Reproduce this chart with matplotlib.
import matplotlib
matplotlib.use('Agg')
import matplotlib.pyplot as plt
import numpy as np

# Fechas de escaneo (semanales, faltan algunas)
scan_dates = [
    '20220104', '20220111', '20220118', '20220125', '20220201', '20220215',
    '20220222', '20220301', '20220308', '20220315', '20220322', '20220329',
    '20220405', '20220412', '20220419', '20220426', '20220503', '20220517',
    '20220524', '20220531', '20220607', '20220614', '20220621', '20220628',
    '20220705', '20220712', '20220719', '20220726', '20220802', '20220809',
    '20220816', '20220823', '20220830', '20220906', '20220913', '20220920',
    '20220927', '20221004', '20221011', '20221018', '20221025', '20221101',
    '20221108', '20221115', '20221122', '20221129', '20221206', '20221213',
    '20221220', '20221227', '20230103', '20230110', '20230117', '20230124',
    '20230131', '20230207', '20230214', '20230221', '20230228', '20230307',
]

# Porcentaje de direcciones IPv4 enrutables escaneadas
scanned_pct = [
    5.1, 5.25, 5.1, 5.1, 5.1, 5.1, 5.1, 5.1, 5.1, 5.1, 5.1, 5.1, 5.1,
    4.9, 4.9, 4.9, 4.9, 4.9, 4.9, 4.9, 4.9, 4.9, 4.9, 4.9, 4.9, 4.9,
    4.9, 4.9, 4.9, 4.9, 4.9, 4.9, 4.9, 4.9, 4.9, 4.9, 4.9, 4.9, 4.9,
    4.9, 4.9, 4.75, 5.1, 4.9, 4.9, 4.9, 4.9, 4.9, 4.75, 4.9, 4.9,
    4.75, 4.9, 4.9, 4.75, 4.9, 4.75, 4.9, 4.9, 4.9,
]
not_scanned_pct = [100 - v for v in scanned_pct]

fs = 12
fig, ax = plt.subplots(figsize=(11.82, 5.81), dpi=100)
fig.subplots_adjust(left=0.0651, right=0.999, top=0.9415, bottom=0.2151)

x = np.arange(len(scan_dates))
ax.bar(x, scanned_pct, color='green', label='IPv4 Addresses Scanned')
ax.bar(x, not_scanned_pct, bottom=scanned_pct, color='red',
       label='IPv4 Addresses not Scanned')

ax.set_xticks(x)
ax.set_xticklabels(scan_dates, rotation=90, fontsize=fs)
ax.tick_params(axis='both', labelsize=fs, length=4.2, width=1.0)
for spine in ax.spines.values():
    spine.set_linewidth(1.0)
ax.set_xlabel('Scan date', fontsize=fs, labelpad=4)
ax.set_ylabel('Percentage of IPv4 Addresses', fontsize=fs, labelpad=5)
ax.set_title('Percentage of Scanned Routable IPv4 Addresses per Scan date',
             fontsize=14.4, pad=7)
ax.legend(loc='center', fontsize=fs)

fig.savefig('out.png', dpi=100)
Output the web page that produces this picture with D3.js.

▸ Problem to work on:
Where a line holds "with", copy that line.

▸ Exercise response:
Reproduce this chart with matplotlib.
Output the web page that produces this picture with D3.js.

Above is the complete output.